> _Problem requirements_: Return the material exactly as supplied, apart from the pictures, which are omitted.

------------------------------------

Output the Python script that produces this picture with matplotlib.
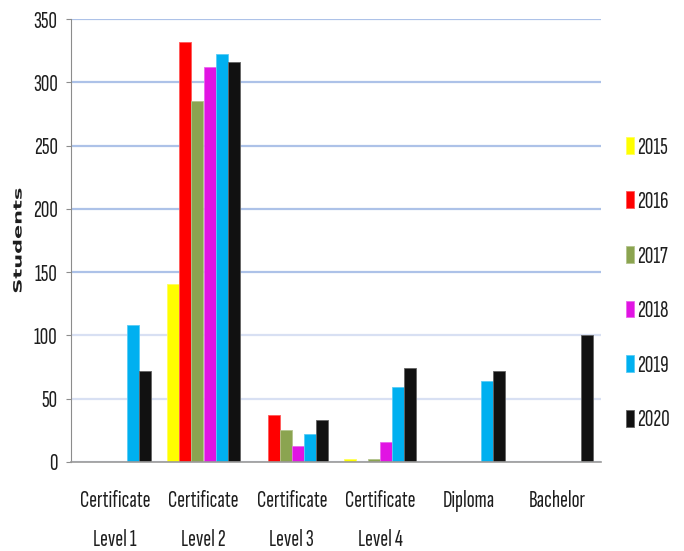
import matplotlib
matplotlib.use("Agg")
import matplotlib.pyplot as plt
import numpy as np
from matplotlib.colors import to_rgb
from matplotlib.patheffects import AbstractPathEffect
from matplotlib.transforms import Affine2D

levels = ["Certificate\nLevel 1", "Certificate\nLevel 2", "Certificate\nLevel 3",
          "Certificate\nLevel 4", "Diploma", "Bachelor"]
years = ["2015", "2016", "2017", "2018", "2019", "2020"]
s2015 = [0, 141, 0, 2, 0, 0]
s2016 = [0, 332, 37, 0, 0, 0]
s2017 = [0, 285, 25, 2, 0, 0]
s2018 = [0, 312, 13, 16, 0, 0]
s2019 = [108, 322, 22, 59, 64, 0]
s2020 = [72, 316, 33, 74, 72, 100]
series = [s2015, s2016, s2017, s2018, s2019, s2020]
colors = ["#ffff00", "#ff0000", "#8ba450", "#e114e3", "#00b0f0", "#111111"]
yticks = [0, 50, 100, 150, 200, 250, 300, 350]

TXT = "#1e1e1e"
NARROW = ["Sofia Sans Extra Condensed", "DejaVu Sans"]


class Squeeze(AbstractPathEffect):
    """Flatten glyphs horizontally about their own centre."""
    def __init__(self, sx=0.55):
        super().__init__()
        self.sx = sx

    def draw_path(self, renderer, gc, tpath, affine, rgbFace=None):
        box = tpath.get_extents(affine)
        x0 = (box.x0 + box.x1) / 2
        t = affine + Affine2D().translate(-x0, 0).scale(self.sx, 1).translate(x0, 0)
        renderer.draw_path(gc, tpath, t, rgbFace)


def lighter(c, k=0.35):
    r = np.array(to_rgb(c))
    return tuple(r + (1 - r) * k)


fig = plt.figure(figsize=(6.84, 5.51), dpi=100)
ax = fig.add_axes([71 / 684, 89 / 551, 530 / 684, 443 / 551])

x = np.arange(len(levels))
w = 0.136
bars = []
for j, (vals, c) in enumerate(zip(series, colors)):
    b = ax.bar(x + (j - 2.5) * w, vals, width=w, color=c,
               edgecolor=lighter(c), linewidth=0.6, label=years[j], zorder=2)
    bars.append(b)

ax.set_xlim(-0.5, len(levels) - 0.5)
ax.set_ylim(0, 350)
ax.set_yticks(yticks)
ax.set_xticks(x)
ax.set_xticklabels(levels, fontsize=17, family=NARROW, color=TXT, linespacing=1.95)
ax.set_yticklabels([str(v) for v in yticks], fontsize=17, family=NARROW, color=TXT)
ax.tick_params(axis="x", length=0, pad=20.5)
ax.tick_params(axis="y", length=3.6, width=0.8, color="#8c8c8c", pad=6)

ax.yaxis.grid(True, linewidth=1.6, zorder=0)
ax.set_axisbelow(True)
for v, gl in zip(yticks, ax.yaxis.get_gridlines()):
    gl.set_color("#adc2e8" if v >= 150 else "#d8e0f3")

for s in ["top", "right"]:
    ax.spines[s].set_visible(False)
ax.spines["left"].set_color("#8c8c8c")
ax.spines["left"].set_linewidth(0.8)
ax.spines["bottom"].set_color("#9a9a9a")
ax.spines["bottom"].set_linewidth(1.2)
ax.spines["bottom"].set_zorder(3)

yl = ax.set_ylabel("Students", fontsize=15, fontweight="bold", family="DejaVu Sans",
                   color=TXT, va="center")
ax.yaxis.set_label_coords(-0.098, 0.5)
yl.set_path_effects([Squeeze(0.55)])

leg = fig.legend(handles=[b[0] for b in bars], labels=years, loc="center left",
                 bbox_to_anchor=(626 / 684, (551 - 284) / 551), frameon=False,
                 borderpad=0, borderaxespad=0, handlelength=0.34, handleheight=0.72,
                 handletextpad=0.12, labelspacing=1.38,
                 prop={"family": NARROW, "size": 17})
for t in leg.get_texts():
    t.set_color(TXT)

fig.savefig("out.png", dpi=100, facecolor="white")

------------------------------------

> _Solution_:
Output the Python script that produces this picture with matplotlib.
import matplotlib
matplotlib.use("Agg")
import matplotlib.pyplot as plt
import numpy as np
from matplotlib.colors import to_rgb
from matplotlib.patheffects import AbstractPathEffect
from matplotlib.transforms import Affine2D

levels = ["Certificate\nLevel 1", "Certificate\nLevel 2", "Certificate\nLevel 3",
          "Certificate\nLevel 4", "Diploma", "Bachelor"]
years = ["2015", "2016", "2017", "2018", "2019", "2020"]
s2015 = [0, 141, 0, 2, 0, 0]
s2016 = [0, 332, 37, 0, 0, 0]
s2017 = [0, 285, 25, 2, 0, 0]
s2018 = [0, 312, 13, 16, 0, 0]
s2019 = [108, 322, 22, 59, 64, 0]
s2020 = [72, 316, 33, 74, 72, 100]
series = [s2015, s2016, s2017, s2018, s2019, s2020]
colors = ["#ffff00", "#ff0000", "#8ba450", "#e114e3", "#00b0f0", "#111111"]
yticks = [0, 50, 100, 150, 200, 250, 300, 350]

TXT = "#1e1e1e"
NARROW = ["Sofia Sans Extra Condensed", "DejaVu Sans"]


class Squeeze(AbstractPathEffect):
    """Flatten glyphs horizontally about their own centre."""
    def __init__(self, sx=0.55):
        super().__init__()
        self.sx = sx

    def draw_path(self, renderer, gc, tpath, affine, rgbFace=None):
        box = tpath.get_extents(affine)
        x0 = (box.x0 + box.x1) / 2
        t = affine + Affine2D().translate(-x0, 0).scale(self.sx, 1).translate(x0, 0)
        renderer.draw_path(gc, tpath, t, rgbFace)


def lighter(c, k=0.35):
    r = np.array(to_rgb(c))
    return tuple(r + (1 - r) * k)


fig = plt.figure(figsize=(6.84, 5.51), dpi=100)
ax = fig.add_axes([71 / 684, 89 / 551, 530 / 684, 443 / 551])

x = np.arange(len(levels))
w = 0.136
bars = []
for j, (vals, c) in enumerate(zip(series, colors)):
    b = ax.bar(x + (j - 2.5) * w, vals, width=w, color=c,
               edgecolor=lighter(c), linewidth=0.6, label=years[j], zorder=2)
    bars.append(b)

ax.set_xlim(-0.5, len(levels) - 0.5)
ax.set_ylim(0, 350)
ax.set_yticks(yticks)
ax.set_xticks(x)
ax.set_xticklabels(levels, fontsize=17, family=NARROW, color=TXT, linespacing=1.95)
ax.set_yticklabels([str(v) for v in yticks], fontsize=17, family=NARROW, color=TXT)
ax.tick_params(axis="x", length=0, pad=20.5)
ax.tick_params(axis="y", length=3.6, width=0.8, color="#8c8c8c", pad=6)

ax.yaxis.grid(True, linewidth=1.6, zorder=0)
ax.set_axisbelow(True)
for v, gl in zip(yticks, ax.yaxis.get_gridlines()):
    gl.set_color("#adc2e8" if v >= 150 else "#d8e0f3")

for s in ["top", "right"]:
    ax.spines[s].set_visible(False)
ax.spines["left"].set_color("#8c8c8c")
ax.spines["left"].set_linewidth(0.8)
ax.spines["bottom"].set_color("#9a9a9a")
ax.spines["bottom"].set_linewidth(1.2)
ax.spines["bottom"].set_zorder(3)

yl = ax.set_ylabel("Students", fontsize=15, fontweight="bold", family="DejaVu Sans",
                   color=TXT, va="center")
ax.yaxis.set_label_coords(-0.098, 0.5)
yl.set_path_effects([Squeeze(0.55)])

leg = fig.legend(handles=[b[0] for b in bars], labels=years, loc="center left",
                 bbox_to_anchor=(626 / 684, (551 - 284) / 551), frameon=False,
                 borderpad=0, borderaxespad=0, handlelength=0.34, handleheight=0.72,
                 handletextpad=0.12, labelspacing=1.38,
                 prop={"family": NARROW, "size": 17})
for t in leg.get_texts():
    t.set_color(TXT)

fig.savefig("out.png", dpi=100, facecolor="white")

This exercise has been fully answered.